L’agent du Trésor ivoirien, M. Yapo, qui a rejoint tranquillement la Côte d’Ivoire, a dit au ministre de la Défense que le colonel Yao et lui étaient dans les rangs pour aller prendre l’avion quand l’officier ivoirien l’a informé qu’il allait aux toilettes. M. Yapo a continué son chemin et a embarqué. De l’avion, il déclare avoir essayé de joindre par le portable, en vain, son co-missionnaire. L’avion a décollé et a atterri huit heures plus tard à Paris pour une escale au cours de laquelle il espérait retrouver le colonel Yao. Là aussi, point de colonel Yao. La mort dans l’âme, le représentant du ministère de l’Economie et des Finances rentre à Abidjan sans l’officier supérieur des FDS. C’est la presse manipulée de l’opposition qui a révélé, depuis trois jours, que le colonel Yao N’Guessan est “un militant du FPI, le parti au pouvoir décidé à reprendre la guerre” ; et que de ce fait, il a été “arrêté par le FBI pour trafic d’armes aux Etats-Unis”.

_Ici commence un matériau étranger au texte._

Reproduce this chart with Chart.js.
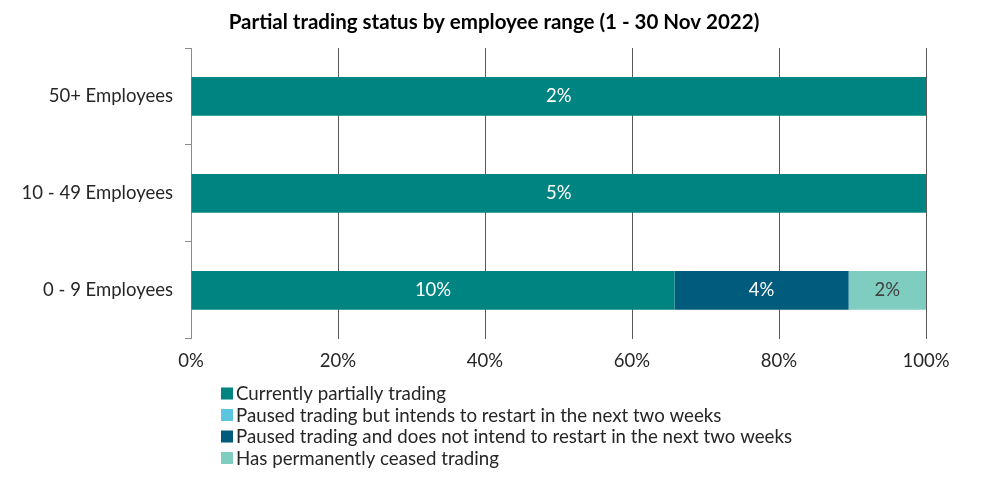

En vérité, le militaire ivoirien a été proprement kidnappé dans un aéroport de New York. Et si c’est le FBI qui a fait ce rapt, s’il l’a fait comme le décrit M. Yapo, il faut en convenir, la méthode est foncièrement abjecte et indigne des Etats Unis d’Amérique dont le monde entier rêve. Elle prolonge le grand bordel utilisé le mois dernier contre le Premier ministre Pascal Affi N’Guessan, président du FPI, qui, muni d’un visa à jour, régulièrement embarqué à Abidjan pour New York, a été déclaré persona non grata sur le sol américain, au bout d’une escale à Paris.